Exception-based code

In a recent post, Raymond Chen writes about an important difference between plain old code from pre-exceptions age, that used to return special error codes to indicate errors and modern exception-based code: is extraordinarily difficult to see the difference between bad exception-based code and not-bad exception-based code.
And then he concludes:
Consequently, when I write code that is exception-based, I do not have the luxury of writing bad code first and then making it not-bad later. If I did that, I wouldn't be able to find the bad code again, since it looks almost identical to not-bad code.
Arguably, exception-based code is safer because it fails early, as soon as exception is raised at the point of failure. Contrast this with error-checking code where sloppy programming style (not checking for a error code explicitly) could result in an obscure failure in a seemingly unrelated part of the program much later. On the other hand, sloppy programming style for exception-based code is more damaging, as you'd have to review the whole codebase line-by-line to find all potential places where exception-handling code need to be added.

When I started practicing TDD I often wrote simplest possible implementation that was arguably too simple with regard to exceptions. As I discovered over time, usually it's more
efficient to write necessarily exception-handling code (if any) right from the start.
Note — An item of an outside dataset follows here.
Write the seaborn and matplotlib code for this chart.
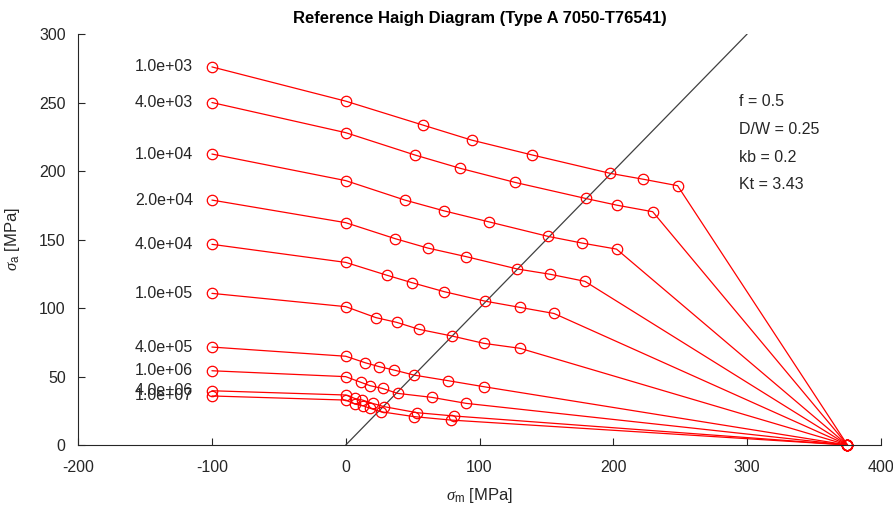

If I'm in hurry or not sure how to handle a possible exception I at least put in an assertion guard.

But the killer feature of exception-based code is this: programmer is freed from error-checking most of the time. While you do have to be careful while writing code and every line of code is a potential source of an exception, typically there is a relatively few places where you add
exception-handling code: external resources' handling, inter-system interfaces, input/output with the outer world, etc.

Overall, exception seems to be a net benefit. Result is a more stable program (fails early) with less efforts (fewer places to do error handling). Yes, it's hard to write a good exception-based code, harder then write a good error-code-based code but who said it's going to be easy?

There is no such thing as a free launch, after all.